> **What the task requires**:
Locate and copy all lines bearing the word "with".

>> Begin The records

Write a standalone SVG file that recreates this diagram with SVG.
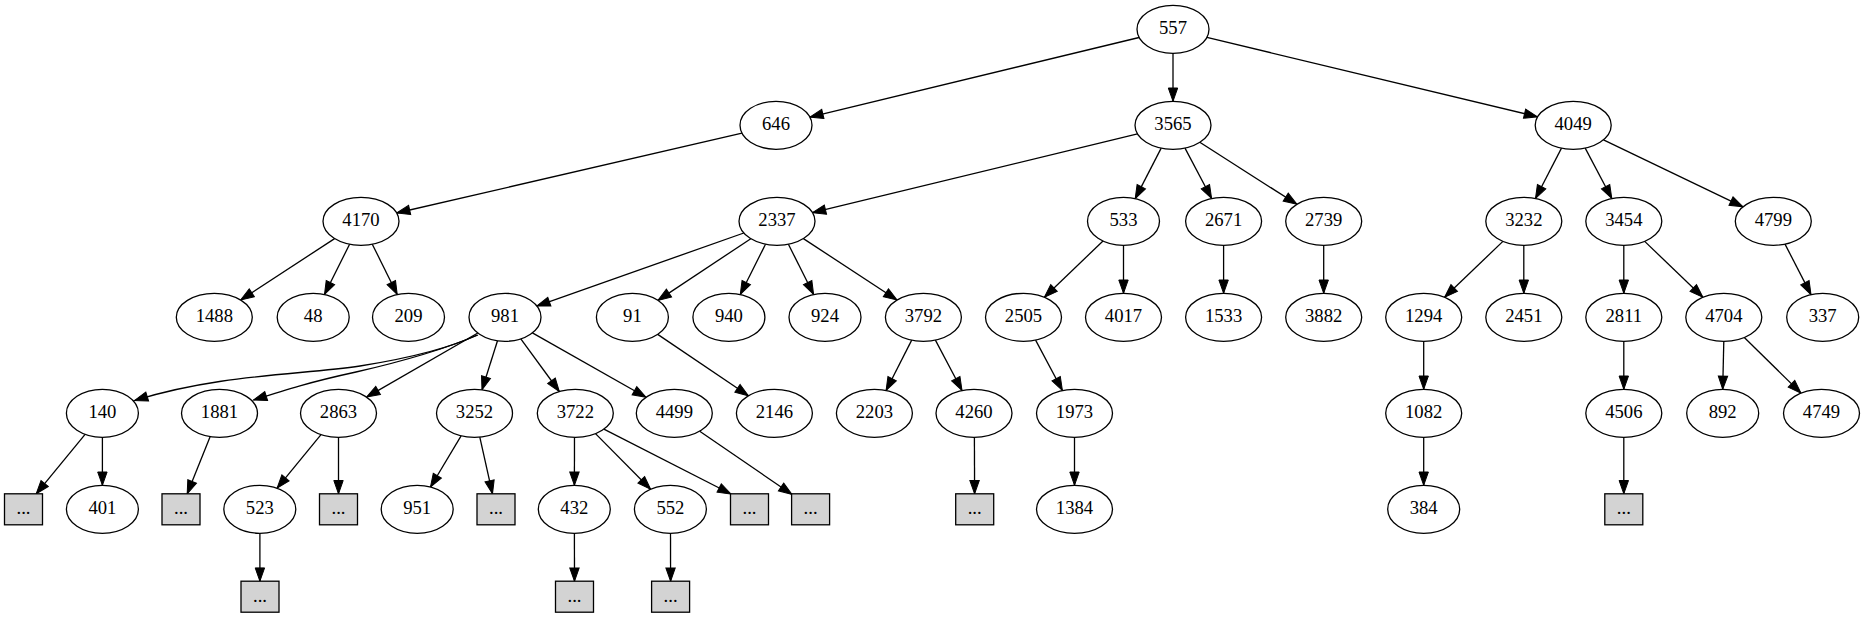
<svg xmlns="http://www.w3.org/2000/svg" width="1865" height="617" viewBox="0 0 1865 617">
<style>
.node ellipse{fill:#ffffff;stroke:#000000;stroke-width:1.3}
.node rect{fill:#d3d3d3;stroke:#000000;stroke-width:1.3}
.node text{font-family:"Liberation Serif","Times New Roman",serif;font-size:18.67px;text-anchor:middle;fill:#000000}
#edges path{fill:none;stroke:#000000;stroke-width:1.3;marker-end:url(#arr)}
</style>
<defs>
<marker id="arr" markerUnits="userSpaceOnUse" markerWidth="16" markerHeight="12" viewBox="0 -6 14 12" refX="13.3" refY="0" orient="auto">
<path d="M0,-4.7 L13.3,0 L0,4.7 z" fill="#000000" stroke="#000000" stroke-width="1"/>
</marker>
</defs>
<rect x="0" y="0" width="1865" height="617" fill="#ffffff"/>
<g id="edges">
<path d="M1139.1,37.5 L809.9,117.1"/>
<path d="M1173,53.3 L1173,101.3"/>
<path d="M1206.9,37.4 L1537.5,116.8"/>
<path d="M742,133.2 L396.7,213"/>
<path d="M1137.5,133.9 L812.5,212.7"/>
<path d="M1161.2,148.1 L1135.2,198.6"/>
<path d="M1185,148.1 L1211.6,198.5"/>
<path d="M1199.8,142.3 L1296.9,204.3"/>
<path d="M1561.5,148.1 L1535.5,198.5"/>
<path d="M1585.2,148.1 L1611.8,198.5"/>
<path d="M1603.5,139.8 L1743,206.8"/>
<path d="M334.6,238.6 L240.7,300"/>
<path d="M349.6,244.2 L324.5,294.5"/>
<path d="M372.3,244.2 L397.2,294.5"/>
<path d="M743.8,233 L536.8,306.1"/>
<path d="M750.8,238.7 L657.9,300.4"/>
<path d="M765.5,244.2 L740.3,294.5"/>
<path d="M788.4,244.2 L813.6,294.5"/>
<path d="M803.4,238.6 L897,300"/>
<path d="M1103,241 L1044.4,297.2"/>
<path d="M1123.5,245.3 L1123.5,293.3"/>
<path d="M1223.6,245.3 L1223.6,293.3"/>
<path d="M1323.7,245.3 L1323.7,293.3"/>
<path d="M1502.9,241.4 L1444.6,297.2"/>
<path d="M1523.8,245.3 L1523.8,293.3"/>
<path d="M1623.8,245.3 L1623.8,293.3"/>
<path d="M1644.7,241.4 L1702.9,297.2"/>
<path d="M1785,244.1 L1811,294.6"/>
<path d="M477,335 C452,347 410,358 360,366 C300,375 220,374 134.5,400.5"/>
<path d="M478,335 C440,351 400,362 356,372 C310,382 285,390 253.5,400"/>
<path d="M477.8,333 L366.6,397.1"/>
<path d="M497.5,340.8 L482,389.8"/>
<path d="M520.8,338.9 L559.3,391.5"/>
<path d="M532.4,332.9 L646,397.3"/>
<path d="M657.7,334.4 L748.5,395.8"/>
<path d="M911.7,340.1 L886.1,390.5"/>
<path d="M935.4,340.1 L962,390.5"/>
<path d="M1035.6,340.1 L1062.4,390.5"/>
<path d="M1423.7,341.3 L1423.7,389.3"/>
<path d="M1623.8,341.3 L1623.8,389.3"/>
<path d="M1723.8,341.3 L1722.7,389.3"/>
<path d="M1744.3,337.5 L1801,393.1"/>
<path d="M85.1,434.4 L36.2,493.8"/>
<path d="M102.4,437.3 L102.4,485.3"/>
<path d="M210.2,436.6 L187.2,493.8"/>
<path d="M321,434.6 L277.1,488.2"/>
<path d="M338.5,437.3 L338.5,493.8"/>
<path d="M461.1,435.8 L430.5,487"/>
<path d="M479.8,437.1 L492.5,493.8"/>
<path d="M574.5,437.3 L574.4,485.3"/>
<path d="M595.5,433.6 L650.6,489.3"/>
<path d="M603.9,429.1 L731,494"/>
<path d="M699.7,431.2 L792,494.5"/>
<path d="M974.4,437.3 L974.6,493.8"/>
<path d="M1074.5,437.3 L1074.5,485.3"/>
<path d="M1423.7,437.3 L1423.7,485.3"/>
<path d="M1623.8,437.3 L1623.8,493.8"/>
<path d="M259.9,533.3 L259.9,581.2"/>
<path d="M574.4,533.3 L574.5,581.2"/>
<path d="M670.5,533.3 L670.6,581.2"/>
</g>
<g id="n557" class="node"><ellipse cx="1173" cy="29.3" rx="36" ry="24"/><text x="1173" y="34.3">557</text></g>
<g id="n646" class="node"><ellipse cx="776" cy="125.3" rx="36" ry="24"/><text x="776" y="130.3">646</text></g>
<g id="n3565" class="node"><ellipse cx="1173" cy="125.3" rx="38" ry="24"/><text x="1173" y="130.3">3565</text></g>
<g id="n4049" class="node"><ellipse cx="1573.2" cy="125.3" rx="38" ry="24"/><text x="1573.2" y="130.3">4049</text></g>
<g id="n4170" class="node"><ellipse cx="361" cy="221.3" rx="38" ry="24"/><text x="361" y="226.3">4170</text></g>
<g id="n2337" class="node"><ellipse cx="777" cy="221.3" rx="38" ry="24"/><text x="777" y="226.3">2337</text></g>
<g id="n533" class="node"><ellipse cx="1123.5" cy="221.3" rx="36" ry="24"/><text x="1123.5" y="226.3">533</text></g>
<g id="n2671" class="node"><ellipse cx="1223.6" cy="221.3" rx="38" ry="24"/><text x="1223.6" y="226.3">2671</text></g>
<g id="n2739" class="node"><ellipse cx="1323.7" cy="221.3" rx="38" ry="24"/><text x="1323.7" y="226.3">2739</text></g>
<g id="n3232" class="node"><ellipse cx="1523.8" cy="221.3" rx="38" ry="24"/><text x="1523.8" y="226.3">3232</text></g>
<g id="n3454" class="node"><ellipse cx="1623.8" cy="221.3" rx="38" ry="24"/><text x="1623.8" y="226.3">3454</text></g>
<g id="n4799" class="node"><ellipse cx="1773.3" cy="221.3" rx="38" ry="24"/><text x="1773.3" y="226.3">4799</text></g>
<g id="n1488" class="node"><ellipse cx="214.3" cy="317.3" rx="38" ry="24"/><text x="214.3" y="322.3">1488</text></g>
<g id="n48" class="node"><ellipse cx="313.2" cy="317.3" rx="36" ry="24"/><text x="313.2" y="322.3">48</text></g>
<g id="n209" class="node"><ellipse cx="408.5" cy="317.3" rx="36" ry="24"/><text x="408.5" y="322.3">209</text></g>
<g id="n981" class="node"><ellipse cx="505" cy="317.3" rx="36" ry="24"/><text x="505" y="322.3">981</text></g>
<g id="n91" class="node"><ellipse cx="632.4" cy="317.3" rx="36" ry="24"/><text x="632.4" y="322.3">91</text></g>
<g id="n940" class="node"><ellipse cx="728.9" cy="317.3" rx="36" ry="24"/><text x="728.9" y="322.3">940</text></g>
<g id="n924" class="node"><ellipse cx="825" cy="317.3" rx="36" ry="24"/><text x="825" y="322.3">924</text></g>
<g id="n3792" class="node"><ellipse cx="923.4" cy="317.3" rx="38" ry="24"/><text x="923.4" y="322.3">3792</text></g>
<g id="n2505" class="node"><ellipse cx="1023.5" cy="317.3" rx="38" ry="24"/><text x="1023.5" y="322.3">2505</text></g>
<g id="n4017" class="node"><ellipse cx="1123.5" cy="317.3" rx="38" ry="24"/><text x="1123.5" y="322.3">4017</text></g>
<g id="n1533" class="node"><ellipse cx="1223.6" cy="317.3" rx="38" ry="24"/><text x="1223.6" y="322.3">1533</text></g>
<g id="n3882" class="node"><ellipse cx="1323.7" cy="317.3" rx="38" ry="24"/><text x="1323.7" y="322.3">3882</text></g>
<g id="n1294" class="node"><ellipse cx="1423.7" cy="317.3" rx="38" ry="24"/><text x="1423.7" y="322.3">1294</text></g>
<g id="n2451" class="node"><ellipse cx="1523.8" cy="317.3" rx="38" ry="24"/><text x="1523.8" y="322.3">2451</text></g>
<g id="n2811" class="node"><ellipse cx="1623.8" cy="317.3" rx="38" ry="24"/><text x="1623.8" y="322.3">2811</text></g>
<g id="n4704" class="node"><ellipse cx="1723.8" cy="317.3" rx="38" ry="24"/><text x="1723.8" y="322.3">4704</text></g>
<g id="n337" class="node"><ellipse cx="1822.7" cy="317.3" rx="36" ry="24"/><text x="1822.7" y="322.3">337</text></g>
<g id="n140" class="node"><ellipse cx="102.4" cy="413.3" rx="36" ry="24"/><text x="102.4" y="418.3">140</text></g>
<g id="n1881" class="node"><ellipse cx="219.5" cy="413.3" rx="38" ry="24"/><text x="219.5" y="418.3">1881</text></g>
<g id="n2863" class="node"><ellipse cx="338.5" cy="413.3" rx="38" ry="24"/><text x="338.5" y="418.3">2863</text></g>
<g id="n3252" class="node"><ellipse cx="474.5" cy="413.3" rx="38" ry="24"/><text x="474.5" y="418.3">3252</text></g>
<g id="n3722" class="node"><ellipse cx="575.3" cy="413.3" rx="38" ry="24"/><text x="575.3" y="418.3">3722</text></g>
<g id="n4499" class="node"><ellipse cx="674.3" cy="413.3" rx="38" ry="24"/><text x="674.3" y="418.3">4499</text></g>
<g id="n2146" class="node"><ellipse cx="774.4" cy="413.3" rx="38" ry="24"/><text x="774.4" y="418.3">2146</text></g>
<g id="n2203" class="node"><ellipse cx="874.4" cy="413.3" rx="38" ry="24"/><text x="874.4" y="418.3">2203</text></g>
<g id="n4260" class="node"><ellipse cx="974" cy="413.3" rx="38" ry="24"/><text x="974" y="418.3">4260</text></g>
<g id="n1973" class="node"><ellipse cx="1074.5" cy="413.3" rx="38" ry="24"/><text x="1074.5" y="418.3">1973</text></g>
<g id="n1082" class="node"><ellipse cx="1423.7" cy="413.3" rx="38" ry="24"/><text x="1423.7" y="418.3">1082</text></g>
<g id="n4506" class="node"><ellipse cx="1623.8" cy="413.3" rx="38" ry="24"/><text x="1623.8" y="418.3">4506</text></g>
<g id="n892" class="node"><ellipse cx="1722.7" cy="413.3" rx="36" ry="24"/><text x="1722.7" y="418.3">892</text></g>
<g id="n4749" class="node"><ellipse cx="1821.5" cy="413.3" rx="38" ry="24"/><text x="1821.5" y="418.3">4749</text></g>
<g id="box1" class="node"><rect x="4.5" y="493.8" width="38" height="31"/><text x="23.5" y="514.3">...</text></g>
<g id="n401" class="node"><ellipse cx="102.4" cy="509.3" rx="36" ry="24"/><text x="102.4" y="514.3">401</text></g>
<g id="box2" class="node"><rect x="162" y="493.8" width="38" height="31"/><text x="181" y="514.3">...</text></g>
<g id="n523" class="node"><ellipse cx="259.8" cy="509.3" rx="36" ry="24"/><text x="259.8" y="514.3">523</text></g>
<g id="box3" class="node"><rect x="319.5" y="493.8" width="38" height="31"/><text x="338.5" y="514.3">...</text></g>
<g id="n951" class="node"><ellipse cx="417.2" cy="509.3" rx="36" ry="24"/><text x="417.2" y="514.3">951</text></g>
<g id="box4" class="node"><rect x="477" y="493.8" width="38" height="31"/><text x="496" y="514.3">...</text></g>
<g id="n432" class="node"><ellipse cx="574.3" cy="509.3" rx="36" ry="24"/><text x="574.3" y="514.3">432</text></g>
<g id="n552" class="node"><ellipse cx="670.4" cy="509.3" rx="36" ry="24"/><text x="670.4" y="514.3">552</text></g>
<g id="box5" class="node"><rect x="730.5" y="493.8" width="38" height="31"/><text x="749.5" y="514.3">...</text></g>
<g id="box6" class="node"><rect x="791.6" y="493.8" width="38" height="31"/><text x="810.6" y="514.3">...</text></g>
<g id="box7" class="node"><rect x="955.7" y="493.8" width="38" height="31"/><text x="974.7" y="514.3">...</text></g>
<g id="n1384" class="node"><ellipse cx="1074.5" cy="509.3" rx="38" ry="24"/><text x="1074.5" y="514.3">1384</text></g>
<g id="n384" class="node"><ellipse cx="1423.7" cy="509.3" rx="36" ry="24"/><text x="1423.7" y="514.3">384</text></g>
<g id="box8" class="node"><rect x="1604.8" y="493.8" width="38" height="31"/><text x="1623.8" y="514.3">...</text></g>
<g id="box9" class="node"><rect x="241" y="581.2" width="38" height="31"/><text x="260" y="601.7">...</text></g>
<g id="box10" class="node"><rect x="555.5" y="581.2" width="38" height="31"/><text x="574.5" y="601.7">...</text></g>
<g id="box11" class="node"><rect x="651.6" y="581.2" width="38" height="31"/><text x="670.6" y="601.7">...</text></g>
</svg>
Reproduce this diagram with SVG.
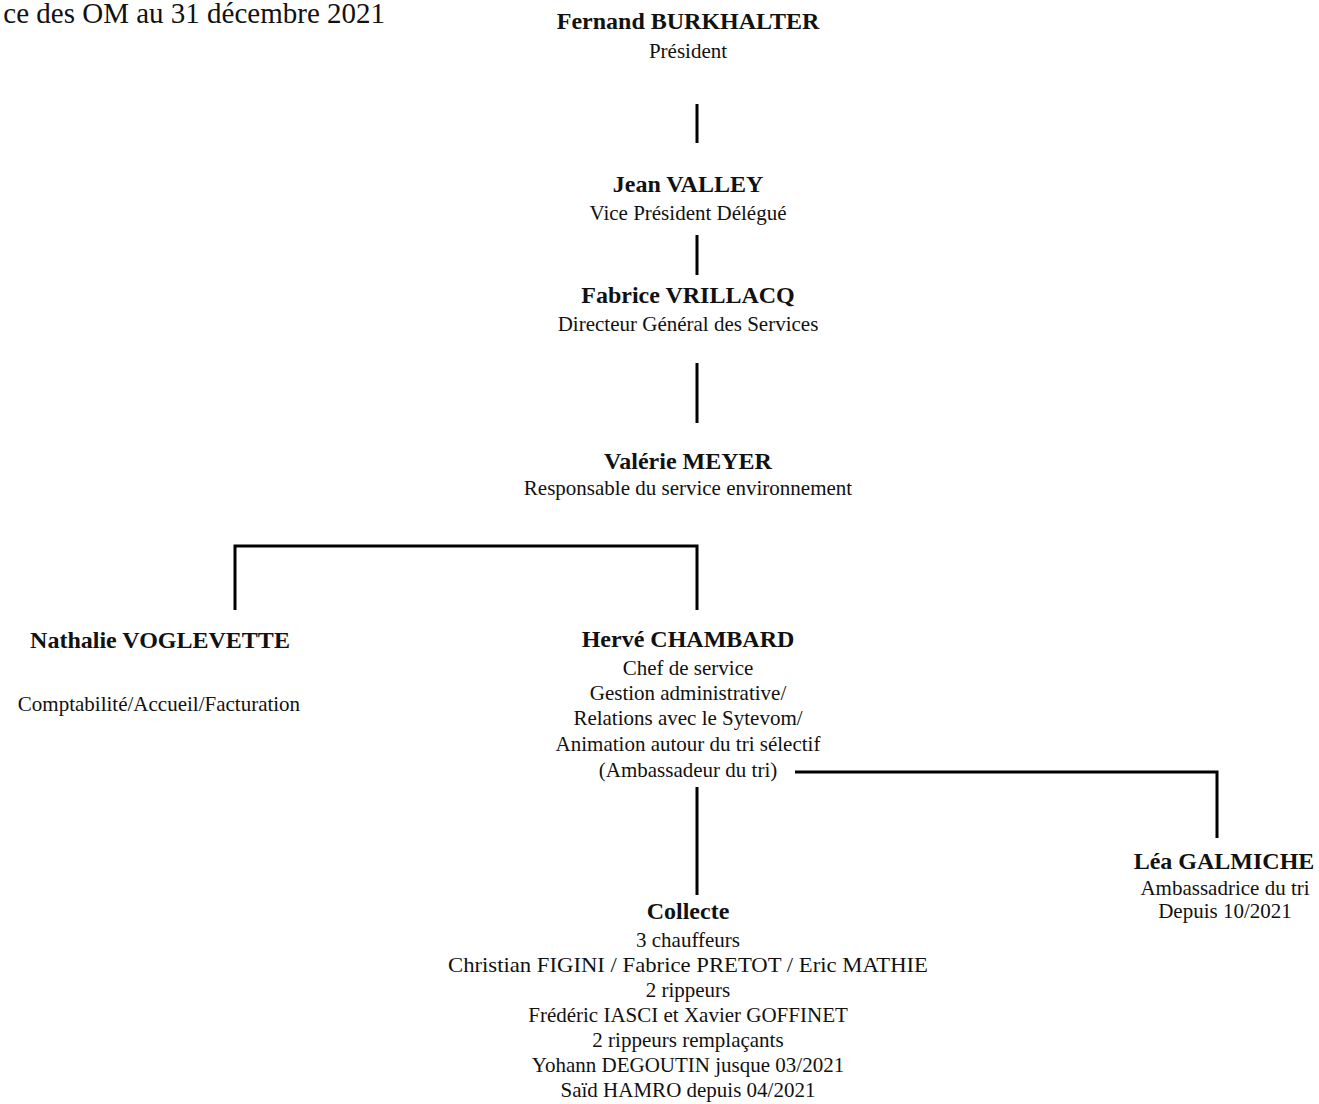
<svg xmlns="http://www.w3.org/2000/svg" width="1319" height="1104" viewBox="0 0 1319 1104">
<style>
text { font-family: "Liberation Serif", "Times New Roman", serif; fill: #111; text-anchor: middle; }
.b { font-size: 24px; font-weight: bold; }
.r { font-size: 21px; }
.t { font-size: 29px; text-anchor: end; }
.c { stroke: #000; stroke-width: 3; fill: none; stroke-linecap: butt; }
</style>
<rect width="1319" height="1104" fill="#fff"/>
<g id="title"><text class="t" x="385" y="23">ce des OM au 31 décembre 2021</text></g>
<g id="connectors">
<line class="c" x1="697" y1="104" x2="697" y2="143"/>
<line class="c" x1="697" y1="235" x2="697" y2="275"/>
<line class="c" x1="697" y1="363" x2="697" y2="423"/>
<polyline class="c" points="235,610 235,546 697,546 697,610"/>
<polyline class="c" points="795,772 1217,772 1217,838"/>
<line class="c" x1="697" y1="787" x2="697" y2="895"/>
</g>
<g id="node-burkhalter">
<text class="b" x="688" y="29">Fernand BURKHALTER</text>
<text class="r" x="688" y="58">Président</text>
</g>
<g id="node-valley">
<text class="b" x="688" y="192">Jean VALLEY</text>
<text class="r" x="688" y="220">Vice Président Délégué</text>
</g>
<g id="node-vrillacq">
<text class="b" x="688" y="303">Fabrice VRILLACQ</text>
<text class="r" x="688" y="331">Directeur Général des Services</text>
</g>
<g id="node-meyer">
<text class="b" x="688" y="469">Valérie MEYER</text>
<text class="r" x="688" y="495">Responsable du service environnement</text>
</g>
<g id="node-voglevette">
<text class="b" x="160" y="648">Nathalie VOGLEVETTE</text>
<text class="r" x="159" y="711">Comptabilité/Accueil/Facturation</text>
</g>
<g id="node-chambard">
<text class="b" x="688" y="647">Hervé CHAMBARD</text>
<text class="r" x="688" y="675">Chef de service</text>
<text class="r" x="688" y="700">Gestion administrative/</text>
<text class="r" x="688" y="725">Relations avec le Sytevom/</text>
<text class="r" x="688" y="751">Animation autour du tri sélectif</text>
<text class="r" x="688" y="777">(Ambassadeur du tri)</text>
</g>
<g id="node-galmiche">
<text class="b" x="1224" y="869">Léa GALMICHE</text>
<text class="r" x="1225" y="895">Ambassadrice du tri</text>
<text class="r" x="1225" y="918">Depuis 10/2021</text>
</g>
<g id="node-collecte">
<text class="b" x="688" y="919">Collecte</text>
<text class="r" x="688" y="947">3 chauffeurs</text>
<text class="r" x="688" y="972" textLength="480" lengthAdjust="spacingAndGlyphs">Christian FIGINI / Fabrice PRETOT / Eric MATHIE</text>
<text class="r" x="688" y="997">2 rippeurs</text>
<text class="r" x="688" y="1022">Frédéric IASCI et Xavier GOFFINET</text>
<text class="r" x="688" y="1047">2 rippeurs remplaçants</text>
<text class="r" x="688" y="1072">Yohann DEGOUTIN jusque 03/2021</text>
<text class="r" x="688" y="1097">Saïd HAMRO depuis 04/2021</text>
</g>
</svg>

>> End The records

> **Output below**:
Write a standalone SVG file that recreates this diagram with SVG.
Reproduce this diagram with SVG.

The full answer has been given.